Is it just that we’re starry-eyed misogynists? Twenty or so years ago, our alternative-rock-fan foreparents blamed Yoko Ono and Linda Eastman for the breakup of the very obviously tired and burned-out Beatles. Before meeting the aging moptops, Ono had been a serious Fluxus artist, and Eastman had been an active photojournalist. Back in the ’70s, people shredded these two women in print and conversation with the same lazy cattiness we now use to crucify Love, and with even less reason: Nirvana is intact, Cobain is still writing cool shit, Hole is making better and better music, Frances Bean is healthy. The amount of energy expended trying to track and clarify Love’s personal quirks is bizarre. Is she really that important?

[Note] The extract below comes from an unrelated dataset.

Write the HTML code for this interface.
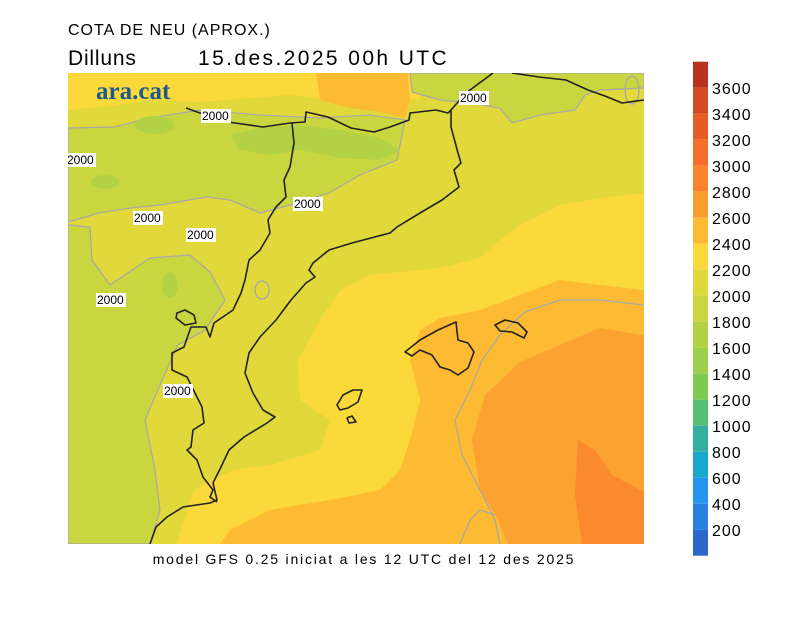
<!DOCTYPE html>
<html><head><meta charset="utf-8"><style>
body{margin:0;background:#fff;}
svg{display:block;font-family:"Liberation Sans",sans-serif;}
</style></head><body>
<svg width="800" height="617" viewBox="0 0 800 617" xmlns="http://www.w3.org/2000/svg">
<text x="68" y="35" font-size="16" fill="#000" letter-spacing="1">COTA DE NEU (APROX.)</text>
<text x="68" y="65" font-size="21" fill="#000" letter-spacing="0.8">Dilluns</text>
<text x="198" y="65" font-size="21" fill="#000" letter-spacing="2.4">15.des.2025 00h UTC</text>
<defs><clipPath id="m"><rect x="68" y="73" width="576" height="471"/></clipPath></defs>
<g clip-path="url(#m)">
<rect x="68" y="73" width="576" height="471" fill="#e1d83c"/>
<path d="M68,73 L420,73 L420,100 L380,96 L330,100 L290,95 L250,98 L200,102 L150,100 L110,106 L68,110 Z" fill="#fcd93a"/>
<path d="M316,73 L408,73 L410,100 L405,118 L380,112 L350,108 L320,100 Z" fill="#fdbb34"/>
<path d="M410,73 L412,92 L440,100 L470,103 L500,108 L512,123 L540,115 L575,110 L585,95 L600,90 L644,88 L644,73 Z" fill="#cad63f" stroke="#a8a8a8" stroke-width="1.2"/>
<path d="M644,193 L600,198 L560,205 L520,225 L500,240 L480,258 L440,268 L370,275 L340,290 L320,320 L298,360 L300,400 L330,420 L320,450 L270,465 L233,470 L194,490 L176,544 L644,544 Z" fill="#fcd93a"/>
<path d="M644,290 L600,285 L560,280 L520,295 L480,310 L440,318 L420,330 L410,360 L420,400 L410,440 L400,470 L380,490 L330,500 L270,510 L230,530 L220,544 L644,544 Z" fill="#fdbb34"/>
<path d="M644,335 L600,328 L560,345 L520,362 L485,395 L472,440 L480,490 L498,520 L508,544 L644,544 Z" fill="#fba230"/>
<path d="M578,440 L595,450 L612,475 L644,492 L644,544 L582,544 L575,495 Z" fill="#fb8a2d"/>
<path d="M68,128 L114,127 L150,118 L200,110 L260,115 L320,118 L370,115 L405,120 L400,145 L397,160 L360,175 L329,193 L290,205 L260,213 L230,200 L207,197 L160,205 L130,208 L99,213 L68,222 Z" fill="#cad63f" stroke="#a8a8a8" stroke-width="1.2"/>
<path d="M68,225 L90,227 L92,260 L110,285 L150,258 L190,255 L210,272 L225,300 L205,330 L178,345 L162,380 L145,420 L155,470 L160,510 L150,544 L68,544 Z" fill="#cad63f" stroke="#a8a8a8" stroke-width="1.2"/>
<ellipse cx="155" cy="125" rx="20" ry="9" fill="#b3d145"/>
<ellipse cx="105" cy="182" rx="14" ry="7" fill="#b3d145"/>
<ellipse cx="170" cy="285" rx="8" ry="13" fill="#b3d145"/>
<path d="M230,135 L260,128 L300,125 L340,130 L380,138 L400,150 L380,160 L340,158 L300,150 L270,155 L240,150 Z" fill="#b3d145"/>
<path d="M644,305 L600,300 L560,300 L525,312 L500,335 L482,360 L470,390 L455,420 L462,455 L480,490 L495,520 L500,544" fill="none" stroke="#a8a8a8" stroke-width="1.2"/>
<path d="M460,544 L470,520 L480,510 L495,515" fill="none" stroke="#a8a8a8" stroke-width="1.2"/>
<ellipse cx="262" cy="290" rx="7" ry="9" fill="none" stroke="#a8a8a8" stroke-width="1.2"/>
<ellipse cx="632" cy="90" rx="7" ry="14" fill="none" stroke="#a8a8a8" stroke-width="1.2"/>
<g fill="none" stroke="#222" stroke-width="1.6" stroke-linejoin="round">
<path d="M644,100 L622,103 L605,96 L588,90 L566,80 L539,77 L512,73"/>
<path d="M493,73 L466,93 L451,110 L451,127 L458,153 L461,163 L454,170 L459,187 L442,200 L420,213 L397,227 L390,233 L352,243 L329,250 L313,263 L309,270 L315,277 L306,283 L291,300 L276,320 L260,337 L249,353 L245,373 L253,393 L263,410 L275,417 L267,423 L244,437 L229,450 L221,467 L213,483 L217,500 L210,503 L183,507 L167,517 L156,527 L150,544"/>
<path d="M186,108 L200,113 L228,122 L263,127 L290,123 L305,122 L306,112 L328,117 L351,128 L374,132 L390,127 L409,120 L410,113 L436,110 L448,113 L451,110"/>
<path d="M292,123 L294,143 L290,167 L284,180 L286,197 L276,207 L268,220 L270,233 L260,250 L249,260 L245,280 L241,293 L233,310 L214,323 L210,337 L206,327 L191,327 L184,347 L172,353 L172,370 L187,377 L195,393 L202,407 L204,423 L193,430 L191,447 L187,450 L197,460 L203,477 L213,490 L210,497 L217,502"/>
<path d="M177,313 L185,310 L194,315 L196,323 L185,325 L176,318 Z"/>
<path d="M405,352 L420,340 L438,330 L456,322 L458,340 L468,343 L474,352 L468,368 L458,375 L450,370 L440,367 L432,355 L420,350 L412,356 Z"/>
<path d="M495,325 L505,320 L518,323 L527,332 L524,338 L512,332 L500,331 Z"/>
<path d="M337,405 L343,395 L353,390 L362,390 L358,402 L348,408 L340,410 Z"/>
<path d="M347,418 L352,416 L356,422 L349,423 Z"/>
</g>
<g font-size="12" fill="#000">
<rect x="201" y="109" width="30" height="14" fill="#fff"/><text x="202" y="120">2000</text>
<rect x="66" y="153" width="30" height="14" fill="#fff"/><text x="67" y="164">2000</text>
<rect x="293" y="197" width="30" height="14" fill="#fff"/><text x="294" y="208">2000</text>
<rect x="133" y="211" width="30" height="14" fill="#fff"/><text x="134" y="222">2000</text>
<rect x="186" y="228" width="30" height="14" fill="#fff"/><text x="187" y="239">2000</text>
<rect x="96" y="293" width="30" height="14" fill="#fff"/><text x="97" y="304">2000</text>
<rect x="163" y="384" width="30" height="14" fill="#fff"/><text x="164" y="395">2000</text>
<rect x="459" y="91" width="30" height="14" fill="#fff"/><text x="460" y="102">2000</text>
</g>
<text x="96" y="99" font-family="Liberation Serif,serif" font-weight="bold" font-size="25" fill="#1d5a8c">ara.cat</text>
</g>
<text x="364" y="564" font-size="14" text-anchor="middle" fill="#000" letter-spacing="1.8">model GFS 0.25 iniciat a les 12 UTC del 12 des 2025</text>
<g>
<rect x="693" y="61.7" width="15" height="26" fill="#b8321e"/>
<rect x="693" y="87.7" width="15" height="26" fill="#d24a24"/>
<rect x="693" y="113.7" width="15" height="26" fill="#e85b27"/>
<rect x="693" y="139.7" width="15" height="26" fill="#f56f2a"/>
<rect x="693" y="165.7" width="15" height="26" fill="#fb832b"/>
<rect x="693" y="191.7" width="15" height="26" fill="#fb9c30"/>
<rect x="693" y="217.7" width="15" height="26" fill="#fdbb34"/>
<rect x="693" y="243.7" width="15" height="26" fill="#fcd93a"/>
<rect x="693" y="269.7" width="15" height="26" fill="#e1d83c"/>
<rect x="693" y="295.7" width="15" height="26" fill="#cad63f"/>
<rect x="693" y="321.7" width="15" height="26" fill="#b3d145"/>
<rect x="693" y="347.7" width="15" height="26" fill="#9ccf4b"/>
<rect x="693" y="373.7" width="15" height="26" fill="#7ecb51"/>
<rect x="693" y="399.7" width="15" height="26" fill="#57c075"/>
<rect x="693" y="425.7" width="15" height="26" fill="#34ae9e"/>
<rect x="693" y="451.7" width="15" height="26" fill="#1aa7cd"/>
<rect x="693" y="477.7" width="15" height="26" fill="#2496f0"/>
<rect x="693" y="503.7" width="15" height="26" fill="#2880e0"/>
<rect x="693" y="529.7" width="15" height="26" fill="#2a66cc"/>
</g>
<g font-size="16" fill="#000" letter-spacing="1">
<text x="712" y="94">3600</text><text x="712" y="120">3400</text><text x="712" y="146">3200</text>
<text x="712" y="172">3000</text><text x="712" y="198">2800</text><text x="712" y="224">2600</text>
<text x="712" y="250">2400</text><text x="712" y="276">2200</text><text x="712" y="302">2000</text>
<text x="712" y="328">1800</text><text x="712" y="354">1600</text><text x="712" y="380">1400</text>
<text x="712" y="406">1200</text><text x="712" y="432">1000</text><text x="712" y="458">800</text>
<text x="712" y="484">600</text><text x="712" y="510">400</text><text x="712" y="536">200</text>
</g>
</svg>
</body></html>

Me, I like her a lot. And I keep thinking you would too, but then I don’t know. Others might tell you differently, but I get the impression that, assuming even half of what’s been written about Love is true, she’s changed. “Changed?” she asks, blinking at my suggestion. She regards me suspiciously for a moment, then squints off into the distance, wondering. “Well, I’m jaded. I’ve faced every situation for many years with a certain naiveté and innocence. But I’ve somehow become a cynic. Cynicism is a good thing to have on the outside, but it’s a terrible thing to have on the inside. All I ever wanted, ever, was to make rock music. Whether it was in the back of a Camaro smoking pot and listening to Journey with some guy who was trying to make out with me, or whether it was the first time I heard the Pretenders. Fuck, Chrissie Hynde really saved me, you know, because she manifested it. She was a pragmatist. Pragmatism or drugs. And drug-influenced songs are great, I agree. But I write songs that are clean. Songs that come from here.” Love slugs her heart.